▶ EXERCISE: Your task is to output the listing word for word, with pictures excluded.

▶ SUPPLIED INFORMATION:
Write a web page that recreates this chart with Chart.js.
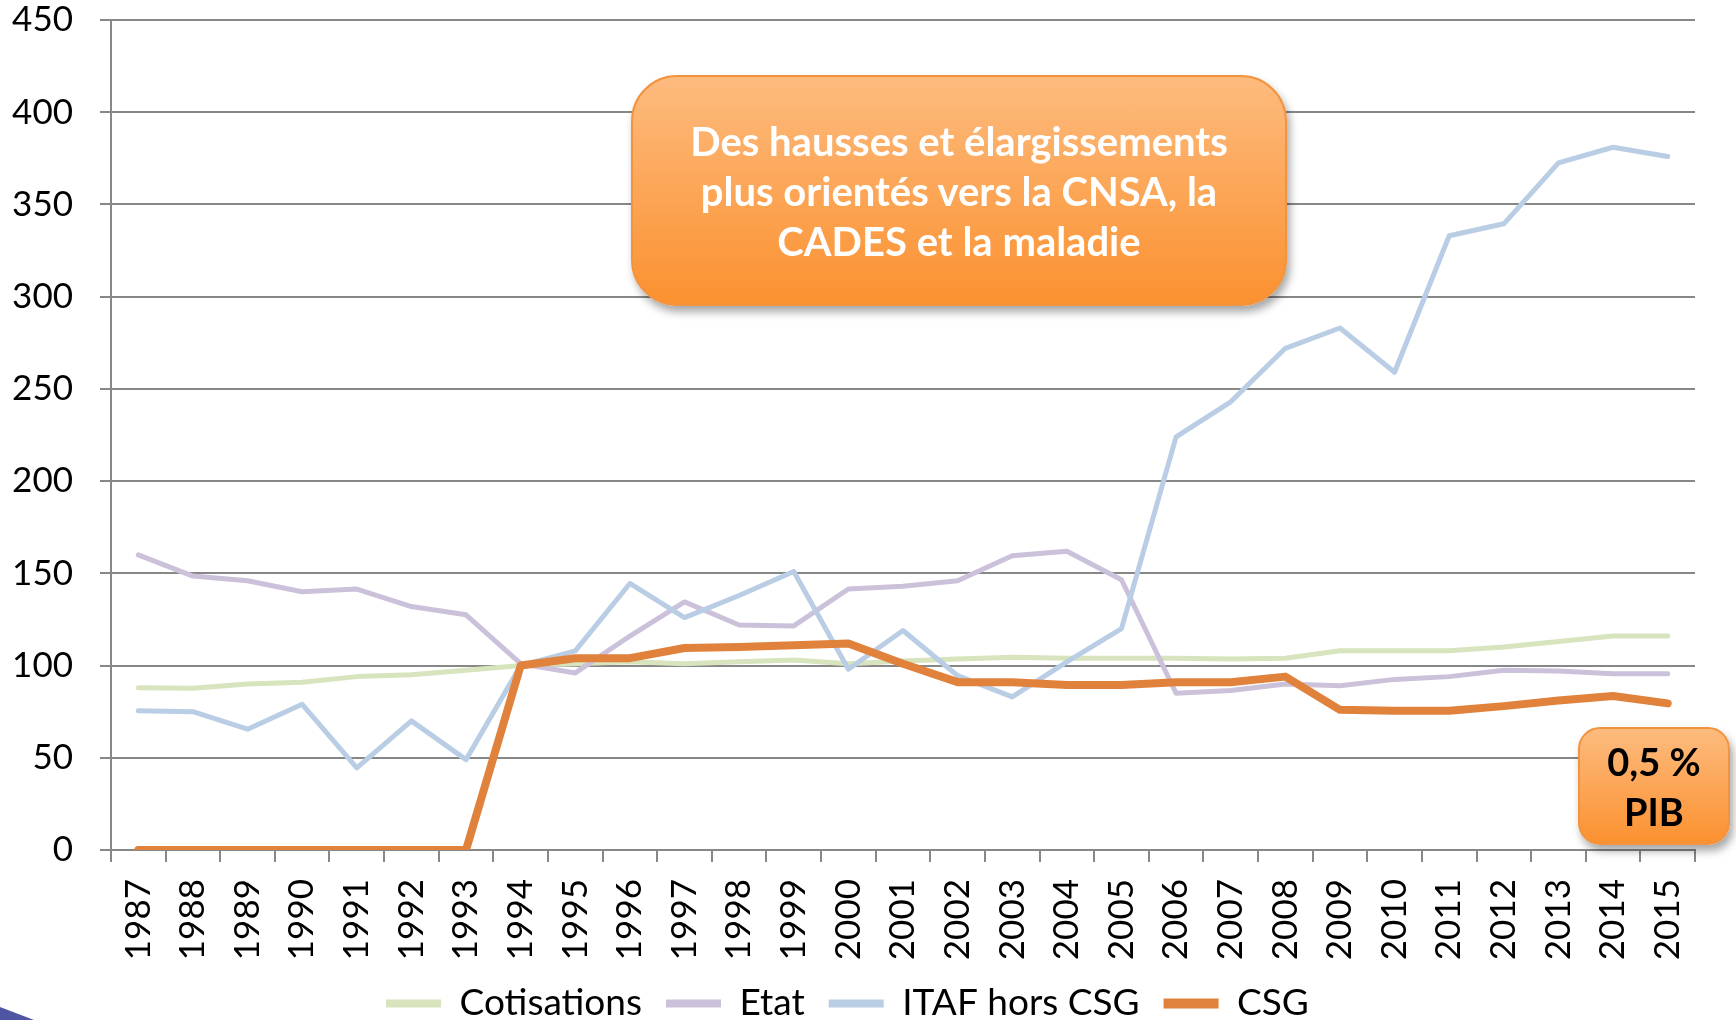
<!DOCTYPE html>
<html>
<head>
<meta charset="utf-8">
<script src="https://cdn.jsdelivr.net/npm/chart.js@4.4.1/dist/chart.umd.min.js"></script>
<style>
  body { margin: 0; background: #fff; }
  #wrap { position: relative; width: 1736px; height: 1020px; overflow: hidden; font-family: Lato, sans-serif; }
  .callout {
    position: absolute; box-sizing: border-box;
    border: 2px solid #f2943f;
    background: linear-gradient(#fdbb7e, #fb9130);
    box-shadow: 3px 6px 8px rgba(0,0,0,0.35);
    display: flex; align-items: center; justify-content: center;
    text-align: center; font-weight: 700;
  }
  #note { left: 631px; top: 75px; width: 656px; height: 231px; border-radius: 46px; color: #fff; font-size: 40px; line-height: 50px; }
  #pib { left: 1578px; top: 727px; width: 152px; height: 118px; border-radius: 22px; color: #000; font-size: 38px; line-height: 50px; }
  #corner { position: absolute; left: 0; top: 1007px; width: 34px; height: 13px; background: #4e56a3; clip-path: polygon(0 0, 100% 100%, 0 100%); }
</style>
</head>
<body>
<div id="wrap">
  <canvas id="chart" width="1736" height="1020"></canvas>
  <div id="note" class="callout">Des hausses et élargissements<br>plus orientés vers la CNSA, la<br>CADES et la maladie</div>
  <div id="pib" class="callout">0,5 %<br>PIB</div>
  <div id="corner"></div>
</div>
<script>
const years = ["1987", "1988", "1989", "1990", "1991", "1992", "1993", "1994", "1995", "1996",
  "1997", "1998", "1999", "2000", "2001", "2002", "2003", "2004", "2005", "2006",
  "2007", "2008", "2009", "2010", "2011", "2012", "2013", "2014", "2015"];

const cotisations = [88, 87.7, 90, 91, 94, 95, 97.5, 100, 101, 102, 101, 102, 103, 101,
  102.5, 103.5, 104.5, 104, 104, 104, 103.5, 104, 108, 108, 108, 110, 113, 116, 116];

const etat = [160, 148.5, 146, 140, 141.5, 132, 127.5, 101, 96, 116, 134.5, 122, 121.5, 141.5,
  143, 146, 159.5, 162, 146.5, 85, 86.5, 90, 89, 92.5, 94, 97.5, 97, 95.5, 95.5];

const itaf = [75.5, 75, 65.5, 79, 44.5, 70, 49, 100, 108, 144.5, 126, 138, 151, 98,
  119, 94.5, 83, 102, 120, 224, 243, 272, 283, 259, 333, 339.5, 372.5, 381, 376];

const csg = [0, 0, 0, 0, 0, 0, 0, 100, 104, 104, 109.5, 110, 111, 112,
  101, 91, 91, 89.5, 89.5, 91, 91, 94, 76, 75.5, 75.5, 78, 81, 83.5, 79.5];

const gridGray = "#878787";
const font = { family: "Lato, sans-serif", size: 35 };

const line = (label, data, color, width, order) => ({
  label: label,
  data: data,
  borderColor: color,
  backgroundColor: color,
  borderWidth: width,
  borderCapStyle: "round",
  borderJoinStyle: "round",
  pointRadius: 0,
  tension: 0,
  order: order,
});

new Chart(document.getElementById("chart"), {
  type: "line",
  data: {
    labels: years,
    datasets: [
      line("Cotisations", cotisations, "#d7e4bd", 5, 3),
      line("Etat", etat, "#ccc1da", 5, 2),
      line("ITAF hors CSG", itaf, "#b9cde5", 5, 1),
      line("CSG", csg, "#e0823c", 8, 0),
    ],
  },
  options: {
    responsive: false,
    animation: false,
    layout: { padding: { top: 20, right: 41, left: 0, bottom: -12 } },
    plugins: {
      tooltip: { enabled: false },
      legend: {
        position: "bottom",
        labels: {
          font: { family: "Lato, sans-serif", size: 37 },
          color: "#000",
          usePointStyle: true,
          pointStyle: "line",
          pointStyleWidth: 55,
          padding: 24,
          sort: (a, b) => a.datasetIndex - b.datasetIndex,
          generateLabels: (chart) =>
            Chart.defaults.plugins.legend.labels.generateLabels(chart).map((item) => {
              item.lineWidth = item.datasetIndex === 3 ? 10 : 8;
              return item;
            }),
        },
      },
    },
    scales: {
      x: {
        offset: true,
        grid: { offset: true, drawOnChartArea: false, color: gridGray, lineWidth: 2, tickLength: 12 },
        border: { color: gridGray, width: 2 },
        ticks: { font: font, color: "#000", minRotation: 90, maxRotation: 90, autoSkip: false, padding: 17 },
        afterFit: (scale) => { scale.height = 111; },
      },
      y: {
        min: 0,
        max: 450,
        grid: { color: gridGray, lineWidth: 2, tickLength: 11 },
        border: { color: gridGray, width: 2 },
        ticks: { font: font, color: "#000", stepSize: 50, padding: 27 },
        afterFit: (scale) => { scale.width = 111; scale.paddingTop = 0; scale.paddingBottom = 0; },
      },
    },
  },
});
</script>
</body>
</html>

▶ EXPECTED ANSWER:
Write a web page that recreates this chart with Chart.js.
<!DOCTYPE html>
<html>
<head>
<meta charset="utf-8">
<script src="https://cdn.jsdelivr.net/npm/chart.js@4.4.1/dist/chart.umd.min.js"></script>
<style>
  body { margin: 0; background: #fff; }
  #wrap { position: relative; width: 1736px; height: 1020px; overflow: hidden; font-family: Lato, sans-serif; }
  .callout {
    position: absolute; box-sizing: border-box;
    border: 2px solid #f2943f;
    background: linear-gradient(#fdbb7e, #fb9130);
    box-shadow: 3px 6px 8px rgba(0,0,0,0.35);
    display: flex; align-items: center; justify-content: center;
    text-align: center; font-weight: 700;
  }
  #note { left: 631px; top: 75px; width: 656px; height: 231px; border-radius: 46px; color: #fff; font-size: 40px; line-height: 50px; }
  #pib { left: 1578px; top: 727px; width: 152px; height: 118px; border-radius: 22px; color: #000; font-size: 38px; line-height: 50px; }
  #corner { position: absolute; left: 0; top: 1007px; width: 34px; height: 13px; background: #4e56a3; clip-path: polygon(0 0, 100% 100%, 0 100%); }
</style>
</head>
<body>
<div id="wrap">
  <canvas id="chart" width="1736" height="1020"></canvas>
  <div id="note" class="callout">Des hausses et élargissements<br>plus orientés vers la CNSA, la<br>CADES et la maladie</div>
  <div id="pib" class="callout">0,5 %<br>PIB</div>
  <div id="corner"></div>
</div>
<script>
const years = ["1987", "1988", "1989", "1990", "1991", "1992", "1993", "1994", "1995", "1996",
  "1997", "1998", "1999", "2000", "2001", "2002", "2003", "2004", "2005", "2006",
  "2007", "2008", "2009", "2010", "2011", "2012", "2013", "2014", "2015"];

const cotisations = [88, 87.7, 90, 91, 94, 95, 97.5, 100, 101, 102, 101, 102, 103, 101,
  102.5, 103.5, 104.5, 104, 104, 104, 103.5, 104, 108, 108, 108, 110, 113, 116, 116];

const etat = [160, 148.5, 146, 140, 141.5, 132, 127.5, 101, 96, 116, 134.5, 122, 121.5, 141.5,
  143, 146, 159.5, 162, 146.5, 85, 86.5, 90, 89, 92.5, 94, 97.5, 97, 95.5, 95.5];

const itaf = [75.5, 75, 65.5, 79, 44.5, 70, 49, 100, 108, 144.5, 126, 138, 151, 98,
  119, 94.5, 83, 102, 120, 224, 243, 272, 283, 259, 333, 339.5, 372.5, 381, 376];

const csg = [0, 0, 0, 0, 0, 0, 0, 100, 104, 104, 109.5, 110, 111, 112,
  101, 91, 91, 89.5, 89.5, 91, 91, 94, 76, 75.5, 75.5, 78, 81, 83.5, 79.5];

const gridGray = "#878787";
const font = { family: "Lato, sans-serif", size: 35 };

const line = (label, data, color, width, order) => ({
  label: label,
  data: data,
  borderColor: color,
  backgroundColor: color,
  borderWidth: width,
  borderCapStyle: "round",
  borderJoinStyle: "round",
  pointRadius: 0,
  tension: 0,
  order: order,
});

new Chart(document.getElementById("chart"), {
  type: "line",
  data: {
    labels: years,
    datasets: [
      line("Cotisations", cotisations, "#d7e4bd", 5, 3),
      line("Etat", etat, "#ccc1da", 5, 2),
      line("ITAF hors CSG", itaf, "#b9cde5", 5, 1),
      line("CSG", csg, "#e0823c", 8, 0),
    ],
  },
  options: {
    responsive: false,
    animation: false,
    layout: { padding: { top: 20, right: 41, left: 0, bottom: -12 } },
    plugins: {
      tooltip: { enabled: false },
      legend: {
        position: "bottom",
        labels: {
          font: { family: "Lato, sans-serif", size: 37 },
          color: "#000",
          usePointStyle: true,
          pointStyle: "line",
          pointStyleWidth: 55,
          padding: 24,
          sort: (a, b) => a.datasetIndex - b.datasetIndex,
          generateLabels: (chart) =>
            Chart.defaults.plugins.legend.labels.generateLabels(chart).map((item) => {
              item.lineWidth = item.datasetIndex === 3 ? 10 : 8;
              return item;
            }),
        },
      },
    },
    scales: {
      x: {
        offset: true,
        grid: { offset: true, drawOnChartArea: false, color: gridGray, lineWidth: 2, tickLength: 12 },
        border: { color: gridGray, width: 2 },
        ticks: { font: font, color: "#000", minRotation: 90, maxRotation: 90, autoSkip: false, padding: 17 },
        afterFit: (scale) => { scale.height = 111; },
      },
      y: {
        min: 0,
        max: 450,
        grid: { color: gridGray, lineWidth: 2, tickLength: 11 },
        border: { color: gridGray, width: 2 },
        ticks: { font: font, color: "#000", stepSize: 50, padding: 27 },
        afterFit: (scale) => { scale.width = 111; scale.paddingTop = 0; scale.paddingBottom = 0; },
      },
    },
  },
});
</script>
</body>
</html>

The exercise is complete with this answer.